Leave out the pictures and repeat the rest of the material exactly.

**DATASET SECTION**.
+++++
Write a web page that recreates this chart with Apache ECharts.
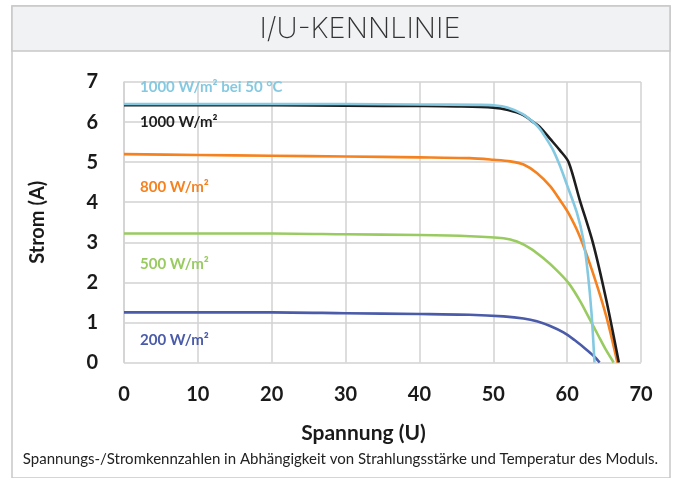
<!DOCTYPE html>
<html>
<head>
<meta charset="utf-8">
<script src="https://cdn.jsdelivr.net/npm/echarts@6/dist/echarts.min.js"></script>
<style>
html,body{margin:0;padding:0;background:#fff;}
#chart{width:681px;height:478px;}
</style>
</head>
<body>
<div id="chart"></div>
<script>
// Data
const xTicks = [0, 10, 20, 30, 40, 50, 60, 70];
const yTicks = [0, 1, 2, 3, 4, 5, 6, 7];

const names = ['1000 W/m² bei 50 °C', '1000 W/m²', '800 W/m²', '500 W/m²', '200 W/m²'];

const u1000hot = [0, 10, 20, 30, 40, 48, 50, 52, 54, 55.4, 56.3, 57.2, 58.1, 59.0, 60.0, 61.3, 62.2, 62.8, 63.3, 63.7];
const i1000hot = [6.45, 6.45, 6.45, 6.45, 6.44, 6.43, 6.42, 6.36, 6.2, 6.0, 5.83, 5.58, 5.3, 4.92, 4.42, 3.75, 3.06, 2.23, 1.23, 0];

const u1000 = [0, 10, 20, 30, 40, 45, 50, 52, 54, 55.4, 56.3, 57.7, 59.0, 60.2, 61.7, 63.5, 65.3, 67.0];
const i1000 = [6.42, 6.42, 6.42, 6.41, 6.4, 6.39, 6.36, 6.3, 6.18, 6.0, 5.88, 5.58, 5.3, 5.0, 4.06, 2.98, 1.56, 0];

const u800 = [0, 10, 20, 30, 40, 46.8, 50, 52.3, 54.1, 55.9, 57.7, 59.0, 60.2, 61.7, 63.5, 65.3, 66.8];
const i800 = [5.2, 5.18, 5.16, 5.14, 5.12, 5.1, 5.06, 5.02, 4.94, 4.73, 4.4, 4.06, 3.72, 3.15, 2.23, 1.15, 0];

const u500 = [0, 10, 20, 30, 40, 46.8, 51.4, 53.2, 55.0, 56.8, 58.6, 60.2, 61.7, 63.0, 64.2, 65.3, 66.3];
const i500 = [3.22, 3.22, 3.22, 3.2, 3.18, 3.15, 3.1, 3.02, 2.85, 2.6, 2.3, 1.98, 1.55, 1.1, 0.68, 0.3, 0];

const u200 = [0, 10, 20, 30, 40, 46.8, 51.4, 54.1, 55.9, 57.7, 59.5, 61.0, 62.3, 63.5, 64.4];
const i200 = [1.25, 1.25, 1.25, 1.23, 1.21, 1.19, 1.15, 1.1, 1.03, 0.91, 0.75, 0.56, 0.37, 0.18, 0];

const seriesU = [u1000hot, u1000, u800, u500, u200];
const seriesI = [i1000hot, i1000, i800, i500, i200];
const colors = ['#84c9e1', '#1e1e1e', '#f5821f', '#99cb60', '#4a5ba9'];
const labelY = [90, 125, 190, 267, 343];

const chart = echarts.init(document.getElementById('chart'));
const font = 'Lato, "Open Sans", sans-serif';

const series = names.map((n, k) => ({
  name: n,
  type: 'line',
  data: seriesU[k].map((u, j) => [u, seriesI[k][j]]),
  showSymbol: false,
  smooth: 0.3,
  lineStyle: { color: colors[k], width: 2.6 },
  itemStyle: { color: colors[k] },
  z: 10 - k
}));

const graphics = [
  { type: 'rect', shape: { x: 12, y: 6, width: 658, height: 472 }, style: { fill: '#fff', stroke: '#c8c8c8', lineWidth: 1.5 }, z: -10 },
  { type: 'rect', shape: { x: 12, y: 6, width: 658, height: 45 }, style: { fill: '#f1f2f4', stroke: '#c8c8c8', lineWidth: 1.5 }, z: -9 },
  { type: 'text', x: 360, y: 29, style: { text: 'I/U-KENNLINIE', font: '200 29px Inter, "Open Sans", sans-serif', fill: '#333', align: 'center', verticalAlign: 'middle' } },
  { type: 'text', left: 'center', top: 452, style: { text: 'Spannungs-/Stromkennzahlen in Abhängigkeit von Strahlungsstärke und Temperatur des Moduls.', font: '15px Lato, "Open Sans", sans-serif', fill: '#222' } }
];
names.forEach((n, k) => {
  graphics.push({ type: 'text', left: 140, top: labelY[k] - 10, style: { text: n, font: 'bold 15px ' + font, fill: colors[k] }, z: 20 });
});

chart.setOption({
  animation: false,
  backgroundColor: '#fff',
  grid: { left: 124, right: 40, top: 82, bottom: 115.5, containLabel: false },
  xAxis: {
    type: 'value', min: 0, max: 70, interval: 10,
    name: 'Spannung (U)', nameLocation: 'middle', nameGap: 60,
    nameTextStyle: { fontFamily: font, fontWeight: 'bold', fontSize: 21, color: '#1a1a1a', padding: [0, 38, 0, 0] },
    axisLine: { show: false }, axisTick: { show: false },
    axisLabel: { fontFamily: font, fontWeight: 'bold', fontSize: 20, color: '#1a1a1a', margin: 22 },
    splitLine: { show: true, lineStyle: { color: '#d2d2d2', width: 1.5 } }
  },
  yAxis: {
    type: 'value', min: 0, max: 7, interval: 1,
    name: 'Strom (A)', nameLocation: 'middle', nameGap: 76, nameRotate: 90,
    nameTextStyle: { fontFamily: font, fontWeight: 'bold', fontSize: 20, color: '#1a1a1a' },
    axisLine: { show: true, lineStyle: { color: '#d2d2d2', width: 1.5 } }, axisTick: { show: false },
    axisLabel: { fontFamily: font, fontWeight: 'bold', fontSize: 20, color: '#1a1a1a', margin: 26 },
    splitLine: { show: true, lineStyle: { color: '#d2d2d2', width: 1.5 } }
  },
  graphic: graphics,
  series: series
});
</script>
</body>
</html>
+++++
**SOLUTION BELOW**.
Write a web page that recreates this chart with Apache ECharts.
<!DOCTYPE html>
<html>
<head>
<meta charset="utf-8">
<script src="https://cdn.jsdelivr.net/npm/echarts@6/dist/echarts.min.js"></script>
<style>
html,body{margin:0;padding:0;background:#fff;}
#chart{width:681px;height:478px;}
</style>
</head>
<body>
<div id="chart"></div>
<script>
// Data
const xTicks = [0, 10, 20, 30, 40, 50, 60, 70];
const yTicks = [0, 1, 2, 3, 4, 5, 6, 7];

const names = ['1000 W/m² bei 50 °C', '1000 W/m²', '800 W/m²', '500 W/m²', '200 W/m²'];

const u1000hot = [0, 10, 20, 30, 40, 48, 50, 52, 54, 55.4, 56.3, 57.2, 58.1, 59.0, 60.0, 61.3, 62.2, 62.8, 63.3, 63.7];
const i1000hot = [6.45, 6.45, 6.45, 6.45, 6.44, 6.43, 6.42, 6.36, 6.2, 6.0, 5.83, 5.58, 5.3, 4.92, 4.42, 3.75, 3.06, 2.23, 1.23, 0];

const u1000 = [0, 10, 20, 30, 40, 45, 50, 52, 54, 55.4, 56.3, 57.7, 59.0, 60.2, 61.7, 63.5, 65.3, 67.0];
const i1000 = [6.42, 6.42, 6.42, 6.41, 6.4, 6.39, 6.36, 6.3, 6.18, 6.0, 5.88, 5.58, 5.3, 5.0, 4.06, 2.98, 1.56, 0];

const u800 = [0, 10, 20, 30, 40, 46.8, 50, 52.3, 54.1, 55.9, 57.7, 59.0, 60.2, 61.7, 63.5, 65.3, 66.8];
const i800 = [5.2, 5.18, 5.16, 5.14, 5.12, 5.1, 5.06, 5.02, 4.94, 4.73, 4.4, 4.06, 3.72, 3.15, 2.23, 1.15, 0];

const u500 = [0, 10, 20, 30, 40, 46.8, 51.4, 53.2, 55.0, 56.8, 58.6, 60.2, 61.7, 63.0, 64.2, 65.3, 66.3];
const i500 = [3.22, 3.22, 3.22, 3.2, 3.18, 3.15, 3.1, 3.02, 2.85, 2.6, 2.3, 1.98, 1.55, 1.1, 0.68, 0.3, 0];

const u200 = [0, 10, 20, 30, 40, 46.8, 51.4, 54.1, 55.9, 57.7, 59.5, 61.0, 62.3, 63.5, 64.4];
const i200 = [1.25, 1.25, 1.25, 1.23, 1.21, 1.19, 1.15, 1.1, 1.03, 0.91, 0.75, 0.56, 0.37, 0.18, 0];

const seriesU = [u1000hot, u1000, u800, u500, u200];
const seriesI = [i1000hot, i1000, i800, i500, i200];
const colors = ['#84c9e1', '#1e1e1e', '#f5821f', '#99cb60', '#4a5ba9'];
const labelY = [90, 125, 190, 267, 343];

const chart = echarts.init(document.getElementById('chart'));
const font = 'Lato, "Open Sans", sans-serif';

const series = names.map((n, k) => ({
  name: n,
  type: 'line',
  data: seriesU[k].map((u, j) => [u, seriesI[k][j]]),
  showSymbol: false,
  smooth: 0.3,
  lineStyle: { color: colors[k], width: 2.6 },
  itemStyle: { color: colors[k] },
  z: 10 - k
}));

const graphics = [
  { type: 'rect', shape: { x: 12, y: 6, width: 658, height: 472 }, style: { fill: '#fff', stroke: '#c8c8c8', lineWidth: 1.5 }, z: -10 },
  { type: 'rect', shape: { x: 12, y: 6, width: 658, height: 45 }, style: { fill: '#f1f2f4', stroke: '#c8c8c8', lineWidth: 1.5 }, z: -9 },
  { type: 'text', x: 360, y: 29, style: { text: 'I/U-KENNLINIE', font: '200 29px Inter, "Open Sans", sans-serif', fill: '#333', align: 'center', verticalAlign: 'middle' } },
  { type: 'text', left: 'center', top: 452, style: { text: 'Spannungs-/Stromkennzahlen in Abhängigkeit von Strahlungsstärke und Temperatur des Moduls.', font: '15px Lato, "Open Sans", sans-serif', fill: '#222' } }
];
names.forEach((n, k) => {
  graphics.push({ type: 'text', left: 140, top: labelY[k] - 10, style: { text: n, font: 'bold 15px ' + font, fill: colors[k] }, z: 20 });
});

chart.setOption({
  animation: false,
  backgroundColor: '#fff',
  grid: { left: 124, right: 40, top: 82, bottom: 115.5, containLabel: false },
  xAxis: {
    type: 'value', min: 0, max: 70, interval: 10,
    name: 'Spannung (U)', nameLocation: 'middle', nameGap: 60,
    nameTextStyle: { fontFamily: font, fontWeight: 'bold', fontSize: 21, color: '#1a1a1a', padding: [0, 38, 0, 0] },
    axisLine: { show: false }, axisTick: { show: false },
    axisLabel: { fontFamily: font, fontWeight: 'bold', fontSize: 20, color: '#1a1a1a', margin: 22 },
    splitLine: { show: true, lineStyle: { color: '#d2d2d2', width: 1.5 } }
  },
  yAxis: {
    type: 'value', min: 0, max: 7, interval: 1,
    name: 'Strom (A)', nameLocation: 'middle', nameGap: 76, nameRotate: 90,
    nameTextStyle: { fontFamily: font, fontWeight: 'bold', fontSize: 20, color: '#1a1a1a' },
    axisLine: { show: true, lineStyle: { color: '#d2d2d2', width: 1.5 } }, axisTick: { show: false },
    axisLabel: { fontFamily: font, fontWeight: 'bold', fontSize: 20, color: '#1a1a1a', margin: 26 },
    splitLine: { show: true, lineStyle: { color: '#d2d2d2', width: 1.5 } }
  },
  graphic: graphics,
  series: series
});
</script>
</body>
</html>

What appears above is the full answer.